### Stored data:
━━━━━━━━

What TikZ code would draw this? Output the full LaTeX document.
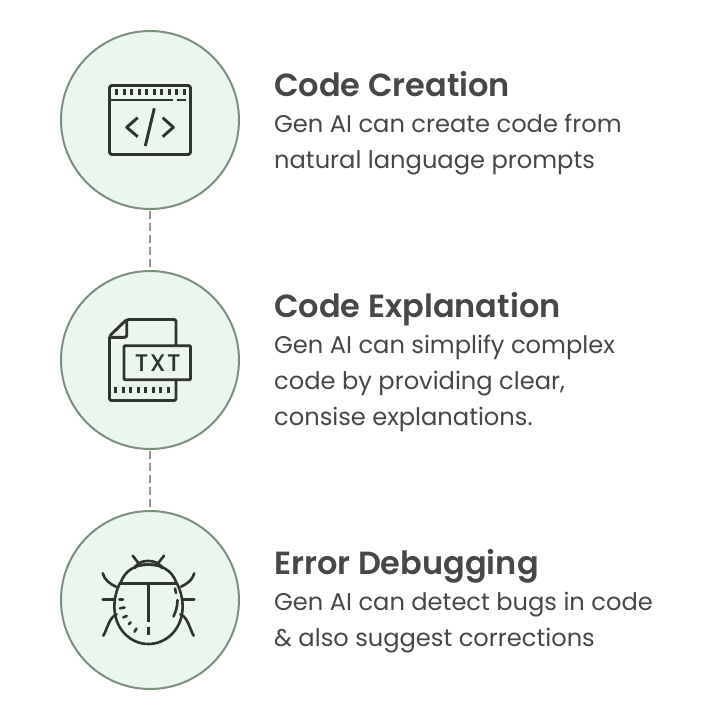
\documentclass[tikz,border=0pt]{standalone}
\usepackage{fontspec}
\setmainfont{Poppins}
\newfontfamily\semifont{Poppins SemiBold}
\newfontfamily\tagfont[LetterSpace=6]{Poppins Medium}
\definecolor{disc}{HTML}{EBF6EE}
\definecolor{ring}{HTML}{7A917D}
\definecolor{dash}{HTML}{8A9A8C}
\definecolor{ink}{HTML}{2F342F}
\definecolor{txt}{HTML}{474747}
\tikzset{
  x=1pt,y=-1pt,
  step disc/.style={circle,draw=ring,fill=disc,line width=2pt,minimum size=178pt,inner sep=0pt},
  link/.style={draw=dash,line width=1.6pt,dash pattern=on 7.5pt off 4.5pt},
  icon/.style={draw=ink,line width=2.9pt,line cap=butt,line join=round},
  thin icon/.style={draw=ink,line width=2.6pt,line cap=round,line join=round},
  head/.style={anchor=base west,inner sep=0pt,text=txt,font=\semifont\fontsize{32}{32}\selectfont},
  body/.style={anchor=base west,inner sep=0pt,text=txt,font=\fontsize{24.15}{24.15}\selectfont},
}
\begin{document}
\begin{tikzpicture}
\useasboundingbox (0,0) rectangle (720,720);
\fill[white] (0,0) rectangle (720,720);
\node[step disc] (c1) at (150,120) {};
\node[step disc] (c2) at (150,360) {};
\node[step disc] (c3) at (150,600) {};
\coordinate (l1a) at (150,211); \coordinate (l1b) at (150,270);
\coordinate (l2a) at (150,451); \coordinate (l2b) at (150,510);
\draw[link] (l1a) -- (l1b);
\draw[link] (l2a) -- (l2b);
% icon 1
\draw[icon,rounded corners=2.5pt] (109.5,85.5) rectangle (190.5,154.5);
\draw[icon] (109.5,100) -- (173,100);
\draw[icon] (177,100) -- (186,100);
\foreach \i in {0,...,9} \draw[ink,line width=2.8pt] ({116.7+7.5*\i},89) -- ({116.7+7.5*\i},95);
\draw[icon] (137.7,117.7) -- (126.7,127.3) -- (137.7,136.7);
\draw[icon] (162.7,117.7) -- (173.3,127.3) -- (162.7,136.7);
\draw[icon] (154.3,108.3) -- (145.3,146);
% icon 2
\draw[icon,rounded corners=2pt] (176,345.7) -- (176,319.5) -- (126.7,319.5) -- (109.5,336) -- (109.5,400.5) -- (176,400.5) -- (176,379.7);
\draw[icon,rounded corners=2pt] (126.7,319.5) -- (126.7,337.3) -- (109.5,337.3);
\draw[icon,rounded corners=1pt] (124,345.7) rectangle (190.5,379.7);
\node[inner sep=0pt,text=ink,font=\tagfont\fontsize{24}{24}\selectfont] (ttxt) at (157.7,362.7) {TXT};
\foreach \i in {0,...,7} \draw[ink,line width=2.8pt] ({115.7+7.5*\i},387) -- ({115.7+7.5*\i},393);
% icon 3
\draw[icon] (120,583.3) -- (176.7,583.3);
\draw[icon] (148.3,583.3) -- (148.3,622.3);
\draw[icon] (148.3,626.7) -- (148.3,635);
\draw[thin icon] (120.5,583) .. controls (125,570) and (136,564.5) .. (148.3,564.5) .. controls (161,564.5) and (172,570) .. (176.5,583);
\draw[thin icon] (120,583) .. controls (115,593) and (114,603) .. (114.5,610) .. controls (116,630) and (131,644) .. (148.3,644) .. controls (166,644) and (181,630) .. (182.5,610) .. controls (183,603) and (182,593) .. (176.7,583);
\draw[thin icon] (135,568) .. controls (138,558.5) and (158,558.5) .. (162,568);
\draw[thin icon] (135,566.5) .. controls (141,564) and (156,564) .. (162,566.5);
\draw[thin icon] (140,565) -- (132.7,555.7);
\draw[thin icon] (156.7,565) -- (164,555.7);
\draw[thin icon] (116,586.7) .. controls (110,584) and (104.5,580) .. (102.7,573.3);
\draw[thin icon] (181,586.7) .. controls (187,584) and (192.5,580) .. (194.3,573.3);
\draw[thin icon] (114.5,599.3) -- (102.7,599.3);
\draw[thin icon] (182.5,599.3) -- (194.3,599.3);
\draw[thin icon] (116.7,614.3) .. controls (109,617) and (107,630) .. (103.3,635.7);
\draw[thin icon] (180.3,614.3) .. controls (188,617) and (190,630) .. (193.7,635.7);
\draw[thin icon] (119.5,599.3) -- (123,599.3);
\draw[thin icon] (120,608.3) -- (124.5,607.5);
\draw[thin icon] (123.3,617.3) -- (126.7,616);
\draw[thin icon] (128.7,624.3) -- (130.7,622.3);
\draw[thin icon] (134.5,631.7) -- (136.5,628.5);
\draw[thin icon] (175,588.5) -- (176,593);
\draw[thin icon] (177.5,600) .. controls (177.5,607) and (175.5,612) .. (173.5,616.5);
% text
\node[head] (t1) at (274,96) {Code Creation};
\node[body] (b11) at (274,132) {Gen AI can create code from};
\node[body] (b12) at (274,168) {natural language prompts};
\node[head] (t2) at (274,317) {Code Explanation};
\node[body] (b21) at (274,353) {Gen AI can simplify complex};
\node[body] (b22) at (274,389) {code by providing clear,};
\node[body] (b23) at (274,425) {consise explanations.};
\node[head] (t3) at (274,574.5) {Error Debugging};
\node[body] (b31) at (274,610.5) {Gen AI can detect bugs in code};
\node[body] (b32) at (274,646.5) {\&{} also suggest corrections};
\end{tikzpicture}
\end{document}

━━━━━━━━

### Task to complete:
Leave out all pictures, then copy the remaining material exactly.

### Written reply:
What TikZ code would draw this? Output the full LaTeX document.
\documentclass[tikz,border=0pt]{standalone}
\usepackage{fontspec}
\setmainfont{Poppins}
\newfontfamily\semifont{Poppins SemiBold}
\newfontfamily\tagfont[LetterSpace=6]{Poppins Medium}
\definecolor{disc}{HTML}{EBF6EE}
\definecolor{ring}{HTML}{7A917D}
\definecolor{dash}{HTML}{8A9A8C}
\definecolor{ink}{HTML}{2F342F}
\definecolor{txt}{HTML}{474747}
\tikzset{
  x=1pt,y=-1pt,
  step disc/.style={circle,draw=ring,fill=disc,line width=2pt,minimum size=178pt,inner sep=0pt},
  link/.style={draw=dash,line width=1.6pt,dash pattern=on 7.5pt off 4.5pt},
  icon/.style={draw=ink,line width=2.9pt,line cap=butt,line join=round},
  thin icon/.style={draw=ink,line width=2.6pt,line cap=round,line join=round},
  head/.style={anchor=base west,inner sep=0pt,text=txt,font=\semifont\fontsize{32}{32}\selectfont},
  body/.style={anchor=base west,inner sep=0pt,text=txt,font=\fontsize{24.15}{24.15}\selectfont},
}
\begin{document}
\begin{tikzpicture}
\useasboundingbox (0,0) rectangle (720,720);
\fill[white] (0,0) rectangle (720,720);
\node[step disc] (c1) at (150,120) {};
\node[step disc] (c2) at (150,360) {};
\node[step disc] (c3) at (150,600) {};
\coordinate (l1a) at (150,211); \coordinate (l1b) at (150,270);
\coordinate (l2a) at (150,451); \coordinate (l2b) at (150,510);
\draw[link] (l1a) -- (l1b);
\draw[link] (l2a) -- (l2b);
% icon 1
\draw[icon,rounded corners=2.5pt] (109.5,85.5) rectangle (190.5,154.5);
\draw[icon] (109.5,100) -- (173,100);
\draw[icon] (177,100) -- (186,100);
\foreach \i in {0,...,9} \draw[ink,line width=2.8pt] ({116.7+7.5*\i},89) -- ({116.7+7.5*\i},95);
\draw[icon] (137.7,117.7) -- (126.7,127.3) -- (137.7,136.7);
\draw[icon] (162.7,117.7) -- (173.3,127.3) -- (162.7,136.7);
\draw[icon] (154.3,108.3) -- (145.3,146);
% icon 2
\draw[icon,rounded corners=2pt] (176,345.7) -- (176,319.5) -- (126.7,319.5) -- (109.5,336) -- (109.5,400.5) -- (176,400.5) -- (176,379.7);
\draw[icon,rounded corners=2pt] (126.7,319.5) -- (126.7,337.3) -- (109.5,337.3);
\draw[icon,rounded corners=1pt] (124,345.7) rectangle (190.5,379.7);
\node[inner sep=0pt,text=ink,font=\tagfont\fontsize{24}{24}\selectfont] (ttxt) at (157.7,362.7) {TXT};
\foreach \i in {0,...,7} \draw[ink,line width=2.8pt] ({115.7+7.5*\i},387) -- ({115.7+7.5*\i},393);
% icon 3
\draw[icon] (120,583.3) -- (176.7,583.3);
\draw[icon] (148.3,583.3) -- (148.3,622.3);
\draw[icon] (148.3,626.7) -- (148.3,635);
\draw[thin icon] (120.5,583) .. controls (125,570) and (136,564.5) .. (148.3,564.5) .. controls (161,564.5) and (172,570) .. (176.5,583);
\draw[thin icon] (120,583) .. controls (115,593) and (114,603) .. (114.5,610) .. controls (116,630) and (131,644) .. (148.3,644) .. controls (166,644) and (181,630) .. (182.5,610) .. controls (183,603) and (182,593) .. (176.7,583);
\draw[thin icon] (135,568) .. controls (138,558.5) and (158,558.5) .. (162,568);
\draw[thin icon] (135,566.5) .. controls (141,564) and (156,564) .. (162,566.5);
\draw[thin icon] (140,565) -- (132.7,555.7);
\draw[thin icon] (156.7,565) -- (164,555.7);
\draw[thin icon] (116,586.7) .. controls (110,584) and (104.5,580) .. (102.7,573.3);
\draw[thin icon] (181,586.7) .. controls (187,584) and (192.5,580) .. (194.3,573.3);
\draw[thin icon] (114.5,599.3) -- (102.7,599.3);
\draw[thin icon] (182.5,599.3) -- (194.3,599.3);
\draw[thin icon] (116.7,614.3) .. controls (109,617) and (107,630) .. (103.3,635.7);
\draw[thin icon] (180.3,614.3) .. controls (188,617) and (190,630) .. (193.7,635.7);
\draw[thin icon] (119.5,599.3) -- (123,599.3);
\draw[thin icon] (120,608.3) -- (124.5,607.5);
\draw[thin icon] (123.3,617.3) -- (126.7,616);
\draw[thin icon] (128.7,624.3) -- (130.7,622.3);
\draw[thin icon] (134.5,631.7) -- (136.5,628.5);
\draw[thin icon] (175,588.5) -- (176,593);
\draw[thin icon] (177.5,600) .. controls (177.5,607) and (175.5,612) .. (173.5,616.5);
% text
\node[head] (t1) at (274,96) {Code Creation};
\node[body] (b11) at (274,132) {Gen AI can create code from};
\node[body] (b12) at (274,168) {natural language prompts};
\node[head] (t2) at (274,317) {Code Explanation};
\node[body] (b21) at (274,353) {Gen AI can simplify complex};
\node[body] (b22) at (274,389) {code by providing clear,};
\node[body] (b23) at (274,425) {consise explanations.};
\node[head] (t3) at (274,574.5) {Error Debugging};
\node[body] (b31) at (274,610.5) {Gen AI can detect bugs in code};
\node[body] (b32) at (274,646.5) {\&{} also suggest corrections};
\end{tikzpicture}
\end{document}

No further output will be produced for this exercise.